В 1922-м Тэффи получит свой последний российский паспорт. Она уже три года в эмиграции. Но, подобно многим, живет еще надеждой на возвращение. На протяжении ряда лет в канун Нового года в парижских газетах печатаются зазывные объявления русских ресторанов и эмигрантских клубов: “Последняя встреча Нового года за границей!”. Каждый раз надеются – последняя. Верят – вернутся.

Первая значительная книга Тэффи, составленная из рассказов эмигрантского периода, вышла в Берлине в 1923 году и называлась “Рысь”. В качестве эпиграфа или подзаголовка в ней напечатаны слова: “Рысь бегает рысью”.

Тэффи подчеркивает, что книга эта отражает мироощущение человека, вынужденного бежать, потерявшего родину. Но произведения этого сборника еще нельзя назвать в полном смысле эмигрантскими. Герои Тэффи, как и она сама, находятся словно в некой пограничной ситуации. Тэффи с сарказмом описывает наглых спекулянтов, болтунов, былых красавцев-жуиров, псевдопатриотов, патетически восклицающих: “Умерла Россия. Продали, пропили.

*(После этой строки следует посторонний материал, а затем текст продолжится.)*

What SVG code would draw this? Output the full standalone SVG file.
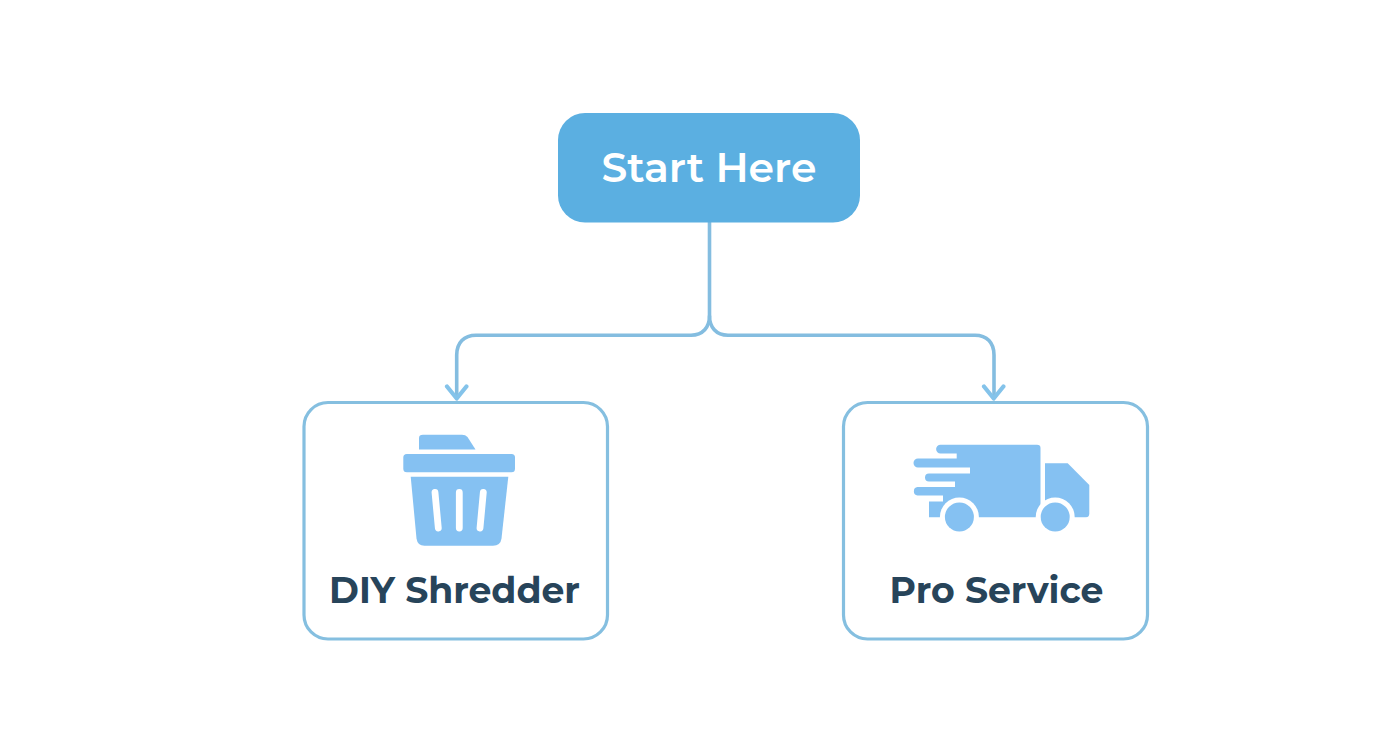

Кончено!”, причем отчаяние говорящего вызвано главным образом тем, что мутная жидкость на дне фляжки, к которой он периодически прикладывается, “уж и ни на что не похожа” (“Две встречи”)… Вот идет богослужение в маленькой русской церковке в Париже, священник говорит “прекрасные слова молитвы”. Он молится “о православной церкви оскверненной, с поруганными иконами, с ослеп-ленными ангелами”, а прихожане-эмигранты, внешне соблюдая благоговейный вид и истово крестясь, вполголоса переговариваются о фасонах платья, серьгах и прочих пустяках (“Воскресенье”). Именем России спекулируют, ее поминают всуе.

Но отстраненное “они” все чаще заменяется уже знакомым вовлеченным “мы”: “Мы гости и ведем себя вполне прилично. <…> О себе молчим – мы благовоспитанные” (“Сырье”). “Вот мы – смертью смерть поправшие” (“Ностальгия”) и т. д. Разделенное изгнание, разделенная судьба, разделенная мука ностальгии и ответственности за свои поступки…


[1] Куприн А. Бисерное колечко // Общее дело. Париж. 1921. 25 июля.